September 18, 2018
Cash, carbon, crude: Stanford study highlights a path and price to coax emissions back into oil reservoirs
A new analysis looks at what it would take for oil companies to start pumping millions of tons of carbon dioxide into their wells to boost crude production – and what it would mean for the climate.
By Josie Garthwaite
In February 2018, Donald Trump signed into law new tax credits that reward oil companies for capturing carbon dioxide and preventing it from entering the atmosphere – either by burying the gas underground or by pumping it into wells to boost production. These tax credits, which have bipartisan support, are encouraging for those who believe that trapping CO2 from the fossil fuel industry – though no substitute for deploying cleaner energy sources – could help combat runaway climate change while society remains reliant on oil, gas and coal.
As much as 65 million metric tons of carbon dioxide flow into oil recovery projects each year to help drive crude and profits from aging wells. But most of the CO2 comes from natural reservoirs – not refineries, power plants or other sources contributing to climate change. (Image credit: Shutterstock)
Now, a Stanford University analysis published Aug. 15 in the journal Joule suggests another way the government could encourage the oil and gas industry to capture and store carbon. The article proposes a model for how relatively small government payments could pave the way for oil reservoirs to stash away more CO2 than their burned contents unleash.
“If you look at air transport, shipping, heavy-duty land-based transportation, these are uses of fossil fuels that are definitely expected to grow,” said lead author Sally Benson, a professor of energy resources engineering at the School of Earth, Energy & Environmental Sciences (Stanford Earth). “As an insurance policy, getting everybody to contribute to solving this problem is really important, including the oil and gas industry.”
Carbon in, oil out
When injected into reservoirs, carbon dioxide can help drive oil and profits from aging wells. The technique, known as carbon dioxide-enhanced oil recovery, has been in use since the 1970s.
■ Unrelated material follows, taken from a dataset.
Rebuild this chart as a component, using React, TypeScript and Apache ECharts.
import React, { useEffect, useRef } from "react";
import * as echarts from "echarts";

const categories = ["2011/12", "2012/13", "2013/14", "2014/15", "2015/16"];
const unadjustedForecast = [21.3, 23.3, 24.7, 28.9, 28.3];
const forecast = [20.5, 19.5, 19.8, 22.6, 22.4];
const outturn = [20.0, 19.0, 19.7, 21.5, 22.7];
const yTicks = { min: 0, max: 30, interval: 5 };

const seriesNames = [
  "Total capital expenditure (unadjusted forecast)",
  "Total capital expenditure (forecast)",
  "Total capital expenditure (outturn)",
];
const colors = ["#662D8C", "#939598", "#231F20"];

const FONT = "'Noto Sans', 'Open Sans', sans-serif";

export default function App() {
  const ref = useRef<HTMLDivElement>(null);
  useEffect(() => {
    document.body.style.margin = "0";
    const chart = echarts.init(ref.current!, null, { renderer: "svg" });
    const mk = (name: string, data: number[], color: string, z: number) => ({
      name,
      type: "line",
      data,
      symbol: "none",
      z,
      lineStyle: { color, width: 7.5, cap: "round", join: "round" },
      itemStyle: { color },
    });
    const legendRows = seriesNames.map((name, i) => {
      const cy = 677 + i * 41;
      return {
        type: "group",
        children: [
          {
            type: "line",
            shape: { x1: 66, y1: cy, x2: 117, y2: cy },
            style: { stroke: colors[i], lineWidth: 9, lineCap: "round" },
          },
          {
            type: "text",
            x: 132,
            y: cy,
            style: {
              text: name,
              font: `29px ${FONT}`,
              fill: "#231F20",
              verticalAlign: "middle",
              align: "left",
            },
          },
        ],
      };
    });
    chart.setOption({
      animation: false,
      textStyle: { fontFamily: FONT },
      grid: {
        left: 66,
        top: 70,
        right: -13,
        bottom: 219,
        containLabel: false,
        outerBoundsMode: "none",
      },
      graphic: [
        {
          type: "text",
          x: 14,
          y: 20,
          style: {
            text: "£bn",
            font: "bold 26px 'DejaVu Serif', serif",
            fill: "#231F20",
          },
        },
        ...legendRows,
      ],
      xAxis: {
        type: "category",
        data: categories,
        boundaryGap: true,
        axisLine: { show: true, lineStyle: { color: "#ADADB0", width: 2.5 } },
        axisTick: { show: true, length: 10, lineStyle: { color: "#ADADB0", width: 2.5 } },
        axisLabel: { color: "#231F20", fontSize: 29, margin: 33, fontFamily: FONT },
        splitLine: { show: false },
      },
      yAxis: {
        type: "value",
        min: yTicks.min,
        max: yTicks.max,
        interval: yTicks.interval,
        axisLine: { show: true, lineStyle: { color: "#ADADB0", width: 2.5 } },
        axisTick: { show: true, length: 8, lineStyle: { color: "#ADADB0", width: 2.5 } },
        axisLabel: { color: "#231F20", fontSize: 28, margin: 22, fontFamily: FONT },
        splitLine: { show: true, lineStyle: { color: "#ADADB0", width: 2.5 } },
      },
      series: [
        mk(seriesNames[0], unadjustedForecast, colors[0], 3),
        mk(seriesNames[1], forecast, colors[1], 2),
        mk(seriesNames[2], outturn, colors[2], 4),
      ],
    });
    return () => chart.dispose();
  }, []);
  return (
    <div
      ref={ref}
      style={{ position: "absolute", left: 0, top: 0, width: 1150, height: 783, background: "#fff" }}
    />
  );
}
Oil companies using it today pump in about two-and-a-half tons of carbon for every barrel of oil produced. “When you do that, the emissions from burning the oil are almost identical to the CO2 you’re putting in the reservoir,” said Benson, who co-directs Stanford’s Precourt Institute for Energy.
The problem is that most of the 65 million metric tons of CO2 used in these oil recovery projects each year comes from natural reservoirs – not refineries, power plants or other sources contributing to climate change.
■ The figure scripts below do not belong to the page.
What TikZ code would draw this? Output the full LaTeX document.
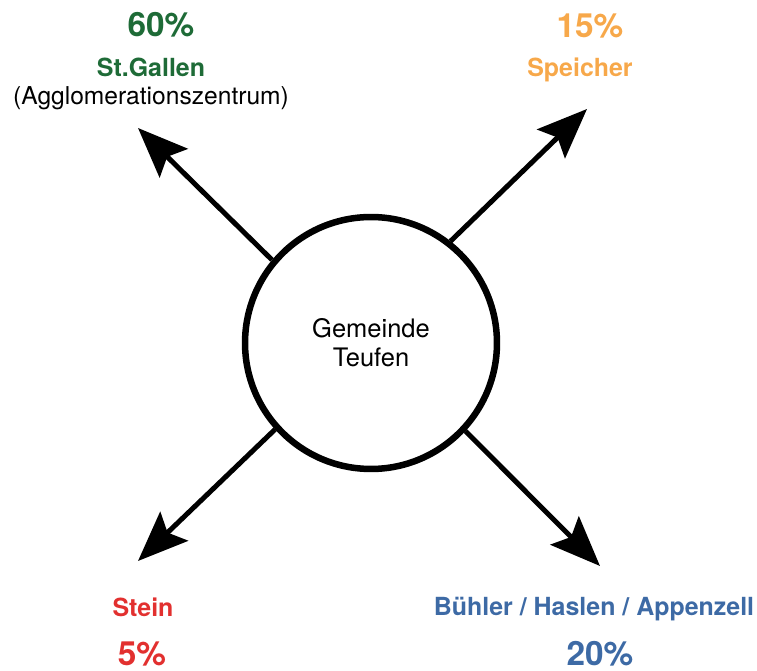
\documentclass[tikz,border=0pt]{standalone}
\usepackage{fontspec}
\setmainfont{TeX Gyre Heros}
\usepackage{xcolor}
\usetikzlibrary{arrows.meta}

\definecolor{sgGreen}{HTML}{1E6B37}
\definecolor{spOrange}{HTML}{F7A84A}
\definecolor{stRed}{HTML}{E2302F}
\definecolor{bhaBlue}{HTML}{3D6AA5}

\begin{document}
\begin{tikzpicture}[x=0.02cm, y=-0.02cm,
  pct/.style={font=\bfseries\fontsize{19}{22}\selectfont, anchor=base, inner sep=0},
  lbl/.style={font=\bfseries\fontsize{14.2}{17}\selectfont, anchor=base, inner sep=0},
  arr/.style={line width=0.1cm, -{Stealth[length=1cm, width=0.8cm, inset=0.18cm]}}]
\useasboundingbox (0,0) rectangle (757,671);
\node[circle,draw,line width=0.13cm,minimum size=5.04cm,inner sep=0,align=center,font=\fontsize{14.5}{16.5}\selectfont] (gt) at (371,343) {Gemeinde\\Teufen};
\coordinate (tipSG) at (138,128);
\coordinate (tipSp) at (587,109);
\coordinate (tipSt) at (138,561);
\coordinate (tipBHA) at (600,566);
\draw[arr] (gt.140) -- (tipSG);
\draw[arr] (gt.52) -- (tipSp);
\draw[arr] (gt.222) -- (tipSt);
\draw[arr] (gt.-43) -- (tipBHA);
\node[pct, sgGreen] (pSG) at (161,37) {60\%};
\node[lbl, sgGreen] (nSG) at (151,77) {St.Gallen};
\node[anchor=base, inner sep=0, font=\fontsize{14}{17}\selectfont] (zSG) at (151,105) {(Agglomerationszentrum)};
\node[pct, spOrange] (pSp) at (590,38) {15\%};
\node[lbl, spOrange] (nSp) at (580,77) {Speicher};
\node[lbl, stRed] (nSt) at (143,617) {Stein};
\node[pct, stRed] (pSt) at (142,665) {5\%};
\node[lbl, bhaBlue] (nBHA) at (594,616) {Bühler / Haslen / Appenzell};
\node[pct, bhaBlue] (pBHA) at (600,665) {20\%};
\end{tikzpicture}
\end{document}
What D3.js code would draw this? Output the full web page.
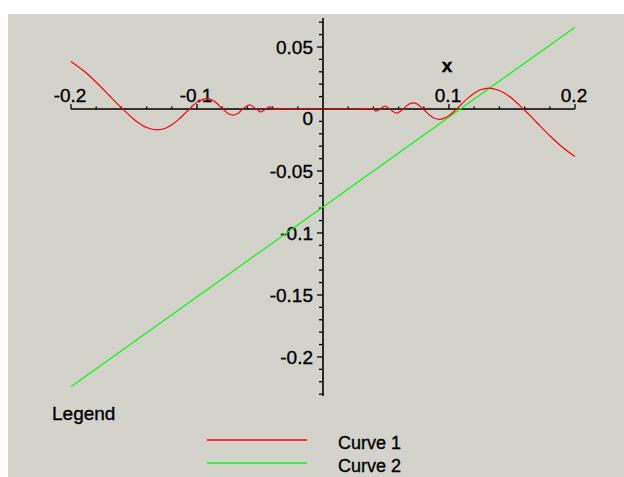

In their analysis, Benson and co-author John Deutch, a professor emeritus at MIT, propose a cost-effective way of encouraging oil and gas companies to double the amount of carbon injected for every barrel of oil and to draw their CO2 from human-related sources. They say a 10-fold increase in the amount drawn from these sources could shrink the nation’s climate emissions by as much as 9.5 percent – even when accounting for the additional oil extraction made possible by injecting all that carbon.
All of this could be done at surprisingly low cost, the researchers claim, if companies start out trapping CO2 from relatively pure streams, like those vented from ethanol and fertilizer plants. According to Benson, experience gained on these projects could then help to drive down the cost of capturing and treating CO2 from mixed emission sources, such as cement and power plants.
Lighting a fire
Benson and Deutch, who is a former head of the Central Intelligence Agency and deputy defense secretary, argue that government should encourage industry to prepare for a future with an economy-wide price on carbon emissions – in part by developing better carbon storage technology.
Doubling the amount of CO2 per barrel of oil compared to the standard practice today, as Benson and Deutch envision, would almost certainly be more expensive for operators. The new analysis suggests it would add at least $22 per ton of injected carbon in a hypothetical scenario where oil costs $100 a barrel.
“That’s a lot of cost for an oil company,” Benson said. “If one company does it and they don’t all do it, then your products are just more expensive than the competition. People just buy the cheapest crude oil they can.”
To overcome those costs and spur development of technology for carbon-negative oil recovery, the researchers suggest the government pilot test something called a reverse Dutch auction. Owners of new oil recovery projects would submit bids to the government specifying how much money they would want as a reward for carbon injection and how much CO2 they expect the project to ultimately sequester.
With this system, Benson and Deutch estimate it would cost the government about $25 per ton of carbon dioxide captured. If 30 projects earned that amount for a decade apiece, the program would trap 264 million tons of CO2, and government spending on the experiment would total $6.6 billion.
For comparison, the newly expanded tax credits offer $35 per ton of CO2 captured and put to use, or $50 per ton if the carbon is simply buried. According to Benson, her proposed pilot program could cost less and provide incentives for a wider variety of companies that may not benefit from a tax credit.
Benson is also an affiliate of the Stanford Woods Institute for the Environment.